Praticante de snorkeling – uma variante de mergulho -, amante da natureza e da música, agricultor por vocação (arderam-lhe as oliveiras, a vinha, a horta, os animais, exceto, miraculosamente, cinco ovelhas) acabou por se apaixonar, depois da tragédia de Cepos, por Aldeia dos Dez, concelho de Oliveira do Hospital. A atração pelo isolamento montanhês não o fez enjeitar o cosmopolitismo: das filhas, de 30, 32 e 34 anos, duas tiraram o curso de instrutoras de mergulho, uma no Vietname e outra em Moçambique. Duas vivem na Holanda e uma terceira, radicada na Nova Zelândia, está cá de visita. Veio de propósito, para ajudar, nestes dias de… brasa.

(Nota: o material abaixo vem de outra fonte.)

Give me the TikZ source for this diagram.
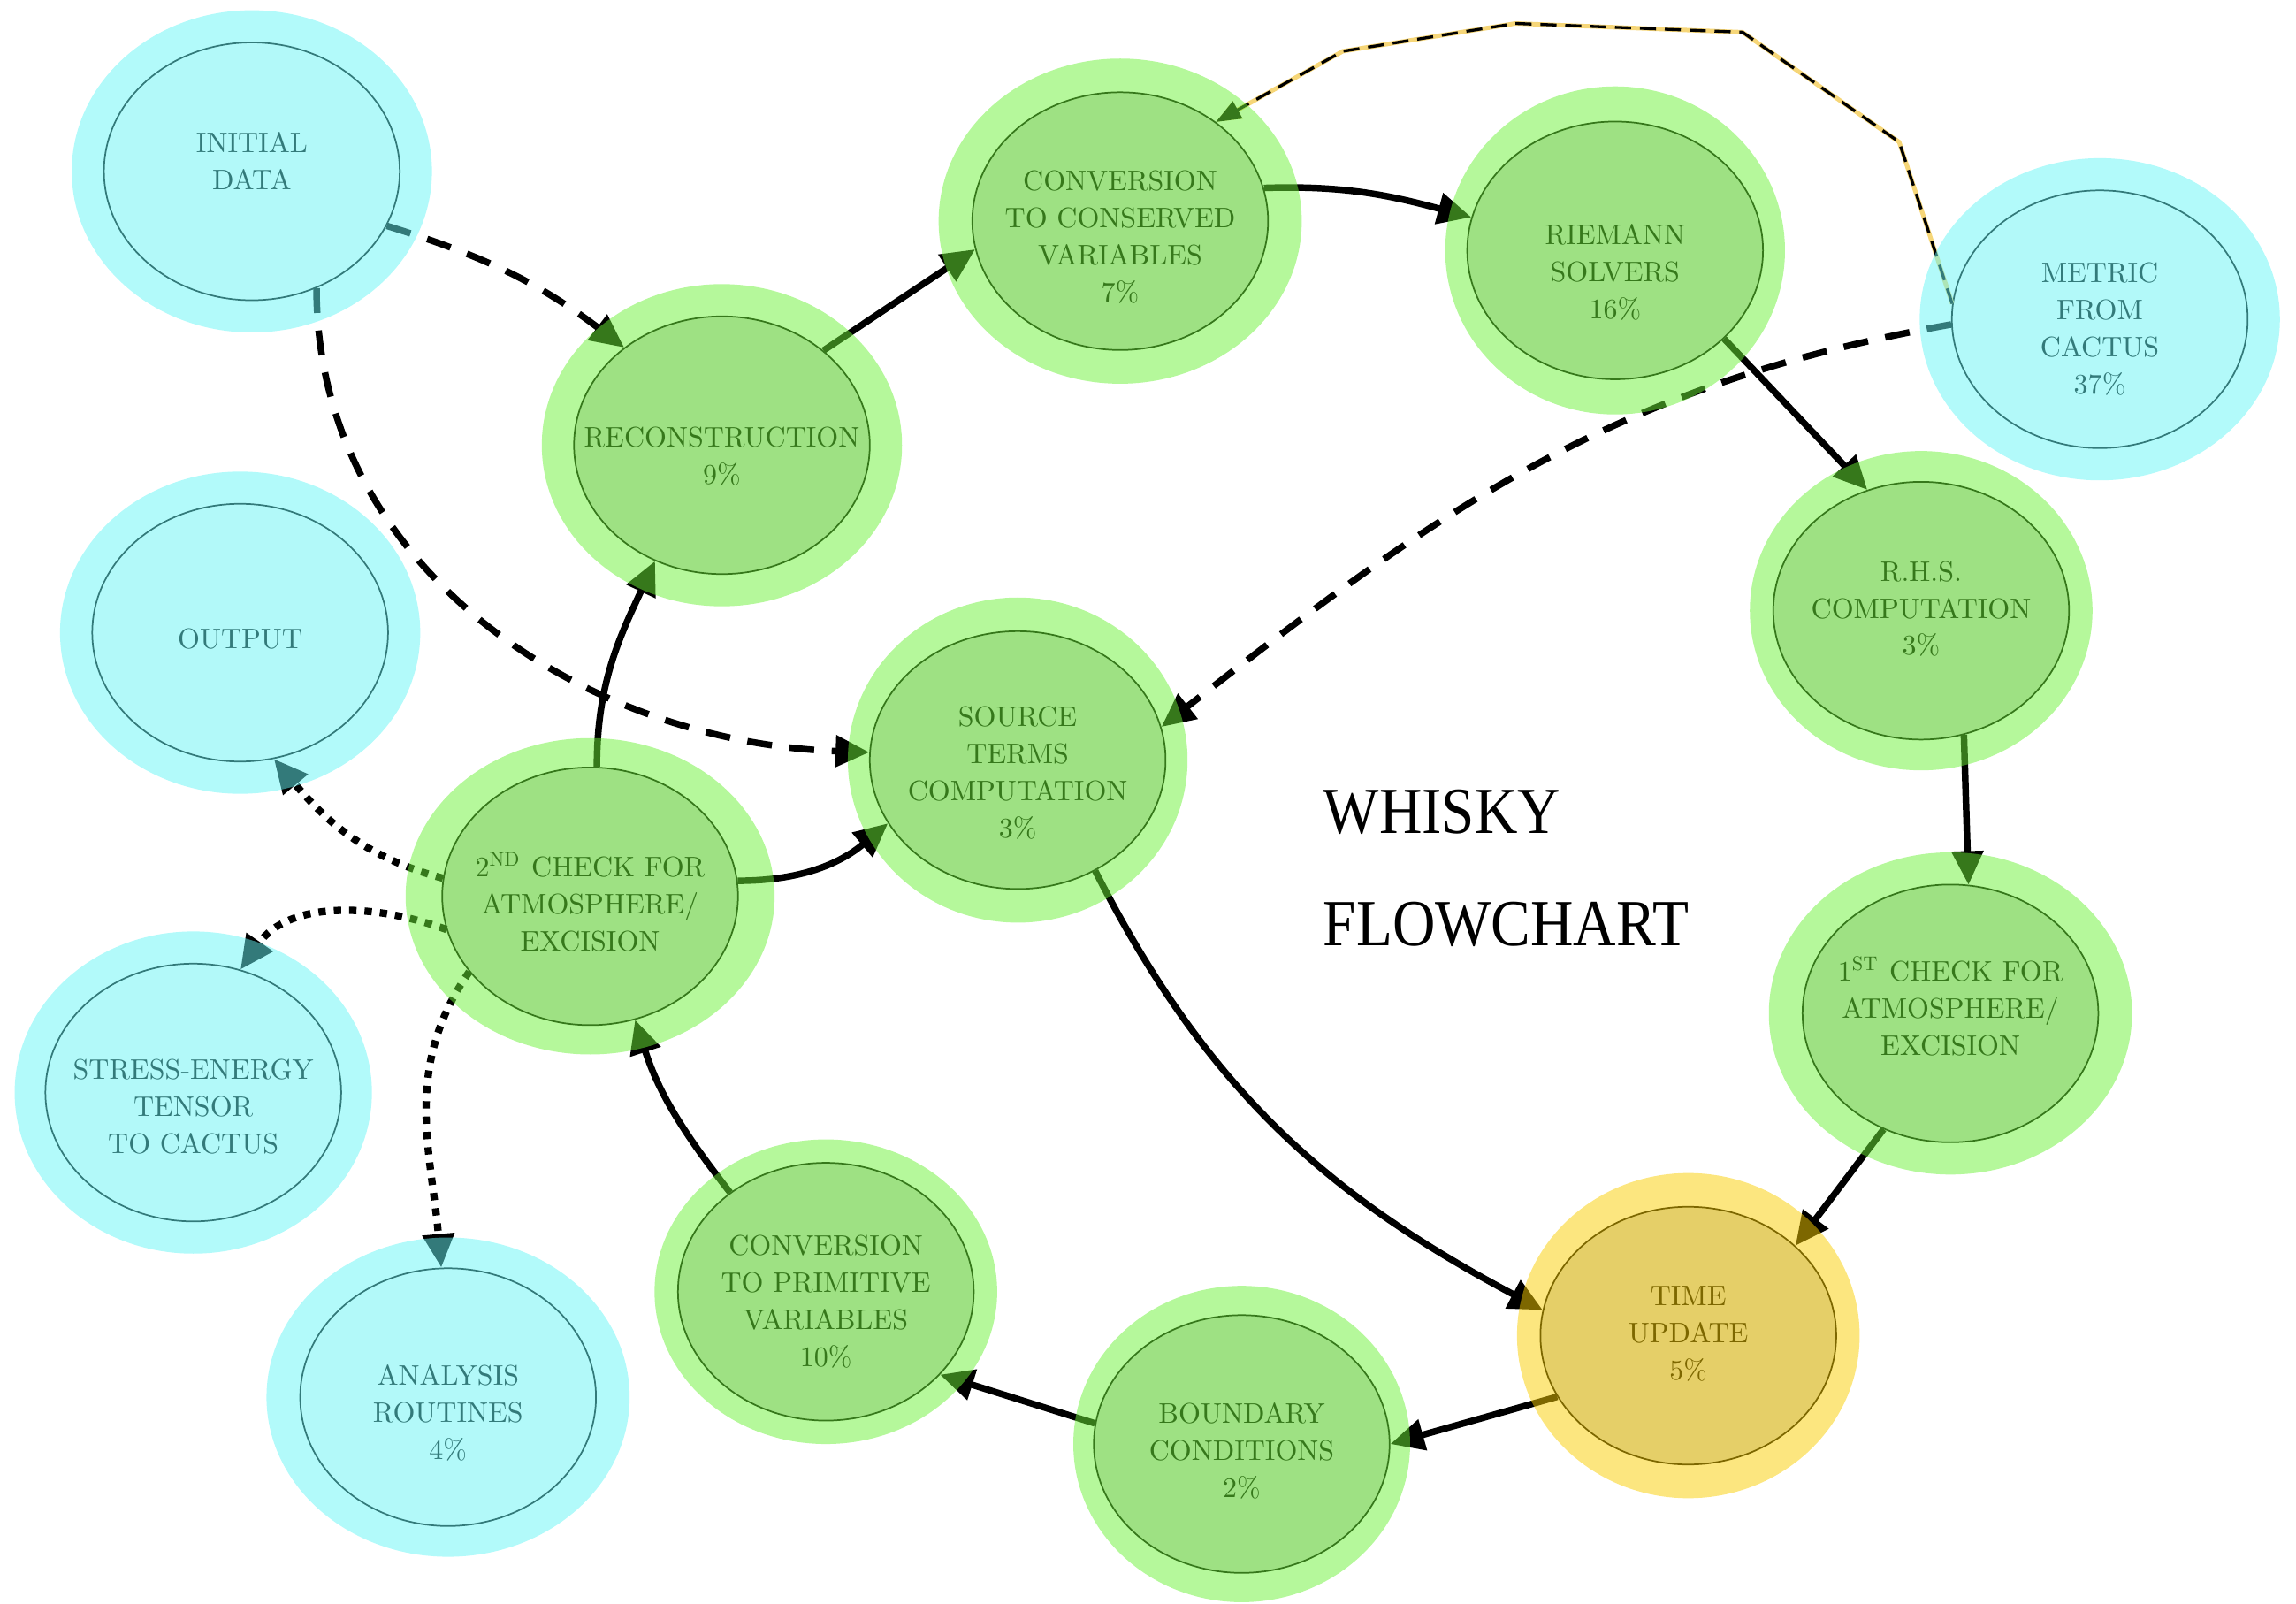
\documentclass[tikz,border=0pt]{standalone}
\usepackage{fontspec}
\usepackage{tikz}
\usetikzlibrary{arrows.meta,positioning,shapes.geometric}

\newfontfamily\stepfont{lmroman10-regular}[Extension=.otf]
\newfontfamily\titlefont{Liberation Serif}

\definecolor{cyanhalo}{RGB}{102,245,245}
\definecolor{greenhalo}{RGB}{108,241,55}
\definecolor{yellowhalo}{RGB}{250,206,0}
\definecolor{stepgray}{gray}{0.82}
\definecolor{metricglow}{RGB}{246,214,120}

% text of a step, lowered a little inside its ellipse
\newcommand{\inside}[2][-.9mm]{\raisebox{#1}[\height][\depth]{\begin{tabular}{@{}c@{}}#2\end{tabular}}}

\tikzset{
  task/.style={ellipse, draw=black, line width=.3pt, minimum width=20.2mm, minimum height=17.6mm,
    inner xsep=-3mm, inner ysep=0pt, font=\stepfont\fontsize{5.5}{7.2}\selectfont},
  cactus/.style={task, fill=white},
  whisky/.style={task, fill=stepgray},
  mainflow/.style={line width=.45mm, -{Triangle[length=2.3mm,width=2.1mm]}},
  dataflow/.style={mainflow, dash pattern=on 1.7mm off 1.2mm},
  ioflow/.style={mainflow, line width=.5mm, dash pattern=on .5mm off .55mm},
  metricflow/.style={line width=.2mm, dash pattern=on 1.1mm off .6mm, -{Triangle[length=1.7mm,width=1.3mm]},
    preaction={draw=metricglow, solid, line width=.3mm}},
}

\begin{document}
\begin{tikzpicture}[x=0.1mm, y=0.1mm]
  \useasboundingbox (0,0) rectangle (1568,1095);

  % cactus side
  \node (init) [cactus] at (172,978) {\inside[.5mm]{INITIAL\\DATA}};
  \node (output) [cactus] at (164,663) {\inside[-.6mm]{OUTPUT}};
  \node (stress) [cactus] at (132,349) {\inside[-1.1mm]{STRESS-ENERGY\\TENSOR\\TO CACTUS}};
  \node (analysis) [cactus] at (306,141) {\inside[-1.2mm]{ANALYSIS\\ROUTINES\\4\%}};
  \node (metric) [cactus] at (1434,877) {\inside[-.8mm]{METRIC\\FROM\\CACTUS\\37\%}};

  % whisky steps
  \node (recon) [whisky] at (493,791) {\inside{RECONSTRUCTION\\9\%}};
  \node (conserved) [whisky] at (765,944) {\inside[-1.2mm]{CONVERSION\\TO CONSERVED\\VARIABLES\\7\%}};
  \node (riemann) [whisky] at (1103,924) {\inside[-1.6mm]{RIEMANN\\SOLVERS\\16\%}};
  \node (rhs) [whisky] at (1312,678) {\inside[0mm]{R.H.S.\\COMPUTATION\\3\%}};
  \node (source) [whisky] at (695,576) {\inside[-1mm]{SOURCE\\TERMS\\COMPUTATION\\3\%}};
  \node (check2) [whisky] at (403,483) {\inside[-.7mm]{2\textsuperscript{ND} CHECK FOR\\ATMOSPHERE/\\EXCISION}};
  \node (check1) [whisky] at (1332,403) {\inside[.2mm]{1\textsuperscript{ST} CHECK FOR\\ATMOSPHERE/\\EXCISION}};
  \node (time) [whisky] at (1153,183) {\inside[0mm]{TIME\\UPDATE\\5\%}};
  \node (boundary) [whisky] at (848,109) {\inside[-.6mm]{BOUNDARY\\CONDITIONS\\2\%}};
  \node (primitive) [whisky] at (564,213) {\inside[-.8mm]{CONVERSION\\TO PRIMITIVE\\VARIABLES\\10\%}};

  \node (title) [anchor=west, align=left, inner sep=0pt, font=\titlefont\fontsize{12.8}{21.8}\selectfont]
    at (903,502) {\scalebox{.9}[1]{WHISKY}\\\scalebox{.9}[1]{FLOWCHART}};

  % evolution loop
  \draw[mainflow] (check2.87) to[out=90, in=-115] (recon.-120);
  \draw[mainflow] (recon.43) -- (conserved.191);
  \draw[mainflow] (conserved.13) to[out=2, in=165] (riemann.167);
  \draw[mainflow] (riemann.-39) -- (rhs.114);
  \draw[mainflow] (rhs.-71) -- (check1.82);
  \draw[mainflow] (check1.-120) -- (time.40);
  \draw[mainflow] (source.-55) to[out=-63, in=152] (time.170);
  \draw[mainflow] (time.205) -- (boundary.0);
  \draw[mainflow] (boundary.172) -- (primitive.-36);
  \draw[mainflow] (primitive.134) to[out=128, in=-72] (check2.-70);
  \draw[mainflow] (check2.6) to[out=0, in=220] (source.206);

  % data coming in
  \draw[dataflow] (init.-22) to[bend left=10] (recon.135);
  \draw[dataflow] (init.-61) to[out=-90, in=178] (source.177);
  \draw[dataflow] (metric.182) to[out=190, in=38] (source.13);
  \draw[metricflow] (metric.174) -- (1297,998) -- (1190,1073) -- (1035,1079) -- (917,1060) -- (conserved.46);

  % data going out
  \draw[ioflow] (check2.173) to[out=165, in=-50] (output.-75);
  \draw[ioflow] (check2.193) to[out=160, in=55] (stress.69);
  \draw[ioflow] (check2.212) to[out=235, in=95] (analysis.93);

  % halos
  \foreach \n/\rx/\ry/\c in {init/123/110/cyanhalo, output/123/110/cyanhalo, stress/122/110/cyanhalo,
      analysis/124/109/cyanhalo, metric/123/110/cyanhalo, recon/123/110/greenhalo,
      conserved/124/111/greenhalo, riemann/116/112/greenhalo, rhs/117/109/greenhalo,
      source/116/111/greenhalo, check2/126/108/greenhalo, check1/124/110/greenhalo,
      time/117/111/yellowhalo, boundary/115/108/greenhalo, primitive/117/104/greenhalo}
    \fill[\c, fill opacity=.5] (\n.center) ellipse [x radius=\rx, y radius=\ry];
\end{tikzpicture}
\end{document}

A Indonésia aqui tão longe
A profissão de impermeabilizador, que foi o seu ganha pão durante mais de duas décadas, não o seduzia. Às tantas, fartou-se. E arrancou, com Mariana, rumo à Indonésia, inscritos como voluntários numa ONG. Mas os sete meses no outro lado do mundo não os fizeram esquecer os cinco hectares escavados em socalcos, no meio da floresta destas serranias encostadas à Estrela, onde tinham vivido 12 anos sem eletricidade, até à chegada, há pouco tempo, dos preciosos cabos – e tinham resistido.

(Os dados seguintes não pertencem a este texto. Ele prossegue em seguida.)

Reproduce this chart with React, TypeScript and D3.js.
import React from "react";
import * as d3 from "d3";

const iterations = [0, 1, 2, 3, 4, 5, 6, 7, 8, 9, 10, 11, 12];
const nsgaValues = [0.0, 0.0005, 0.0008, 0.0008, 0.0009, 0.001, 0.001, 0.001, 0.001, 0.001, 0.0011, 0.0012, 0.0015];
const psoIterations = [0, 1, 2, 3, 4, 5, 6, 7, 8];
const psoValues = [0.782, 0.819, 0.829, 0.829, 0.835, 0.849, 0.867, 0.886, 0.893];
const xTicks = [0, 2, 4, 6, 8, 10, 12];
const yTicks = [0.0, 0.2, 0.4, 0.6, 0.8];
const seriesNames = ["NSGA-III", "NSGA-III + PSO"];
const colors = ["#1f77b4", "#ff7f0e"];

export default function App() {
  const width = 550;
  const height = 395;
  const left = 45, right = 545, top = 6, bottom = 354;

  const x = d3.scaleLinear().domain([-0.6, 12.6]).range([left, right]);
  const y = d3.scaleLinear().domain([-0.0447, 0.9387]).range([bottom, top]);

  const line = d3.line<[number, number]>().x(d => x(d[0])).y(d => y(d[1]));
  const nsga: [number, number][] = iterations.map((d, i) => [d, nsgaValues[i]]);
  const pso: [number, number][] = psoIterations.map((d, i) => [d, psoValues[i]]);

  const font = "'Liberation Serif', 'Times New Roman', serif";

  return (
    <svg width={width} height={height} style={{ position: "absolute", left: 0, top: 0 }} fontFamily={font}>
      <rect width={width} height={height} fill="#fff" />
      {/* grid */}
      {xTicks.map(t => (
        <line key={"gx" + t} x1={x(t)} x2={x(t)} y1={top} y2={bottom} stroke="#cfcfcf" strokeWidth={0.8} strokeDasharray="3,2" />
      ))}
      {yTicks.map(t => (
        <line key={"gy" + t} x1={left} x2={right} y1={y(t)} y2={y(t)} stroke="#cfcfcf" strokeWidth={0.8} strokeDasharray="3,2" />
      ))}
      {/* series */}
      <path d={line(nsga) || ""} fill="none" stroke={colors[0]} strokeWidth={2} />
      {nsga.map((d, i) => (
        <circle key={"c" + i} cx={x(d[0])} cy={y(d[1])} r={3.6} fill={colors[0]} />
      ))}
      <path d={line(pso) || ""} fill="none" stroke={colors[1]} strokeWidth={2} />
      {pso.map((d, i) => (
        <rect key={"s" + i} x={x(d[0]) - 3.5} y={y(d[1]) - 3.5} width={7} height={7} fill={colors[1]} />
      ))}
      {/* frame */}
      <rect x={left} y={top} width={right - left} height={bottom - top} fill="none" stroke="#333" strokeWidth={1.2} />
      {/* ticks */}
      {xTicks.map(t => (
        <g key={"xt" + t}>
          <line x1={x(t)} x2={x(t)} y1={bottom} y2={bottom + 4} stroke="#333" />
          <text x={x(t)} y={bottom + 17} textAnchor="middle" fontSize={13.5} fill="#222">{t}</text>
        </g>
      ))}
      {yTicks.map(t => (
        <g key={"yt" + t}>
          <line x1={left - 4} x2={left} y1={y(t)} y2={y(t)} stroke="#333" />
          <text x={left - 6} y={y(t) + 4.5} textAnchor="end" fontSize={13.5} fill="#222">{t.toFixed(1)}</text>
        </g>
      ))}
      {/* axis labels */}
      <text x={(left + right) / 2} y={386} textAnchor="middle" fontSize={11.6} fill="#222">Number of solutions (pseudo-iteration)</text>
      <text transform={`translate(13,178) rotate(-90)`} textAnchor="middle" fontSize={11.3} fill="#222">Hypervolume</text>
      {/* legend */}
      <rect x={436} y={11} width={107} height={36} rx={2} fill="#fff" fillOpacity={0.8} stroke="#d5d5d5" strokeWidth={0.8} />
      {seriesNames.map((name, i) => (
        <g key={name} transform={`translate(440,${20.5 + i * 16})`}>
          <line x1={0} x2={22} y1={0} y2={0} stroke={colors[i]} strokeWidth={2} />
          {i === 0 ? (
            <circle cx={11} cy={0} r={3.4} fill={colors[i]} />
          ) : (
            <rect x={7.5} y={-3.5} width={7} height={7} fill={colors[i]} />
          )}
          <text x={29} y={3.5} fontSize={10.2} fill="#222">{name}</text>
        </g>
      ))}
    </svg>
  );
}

No dia 15 de outubro, a festa da castanha, e respetivo magusto, na vila de Avô, foi subitamente interrompida pelo sopro das chamas. Subiram os dois quilómetros que separava a festa da quinta e ainda tentaram preparar o combate. Mas só tiveram tempo de fugir, para salvar a vida. Pela segunda vez, Helder Correia era expulso de sua casa pelo voraz intruso fumegante. Mas, desta vez, já tinha mais “alguma coisa de seu”, incluindo a exploração de uma pensão, próximo da praia fluvial, que também foi consumida pelas chamas.
E a dúvida instalou-se: ficamos ou partimos? Partir para onde? Nos olhos da tranquila Mariana adivinha-se a resiliência. Sente-se como num filme, nunca tinha visto um cenário assim pintado de preto, o apocalipse parece feito de ficção científica. Mas os tijolos, as vigas, as telhas novas e o cimento já revolteiam pelos pátios e pelo caminho de acesso, e já há anexos, que servem de arrecadações, completamente reconstruídos. A casa virá depois, se houver ajudas. Venham elas.
Como me conta Helder, realizadores de cinema nacionais e estrangeiros já filmaram na quinta. “Quatro dias descalço”, de Ivo Costa, exibido no IndieLisboa de 2013, foi ali rodado. E agora já havia marcação para uma curta metragem. “O pessoal das filmagens ficaria na pensão e era mais uma fonte de rendimento”, diz Helder. “Agora já não vêm.”
Até podem vir. O que se passa neste cenário dispensa efeitos especiais. O argumento já está escrito. E Mariana, pode, finalmente, sentir-se dentro do seu próprio filme.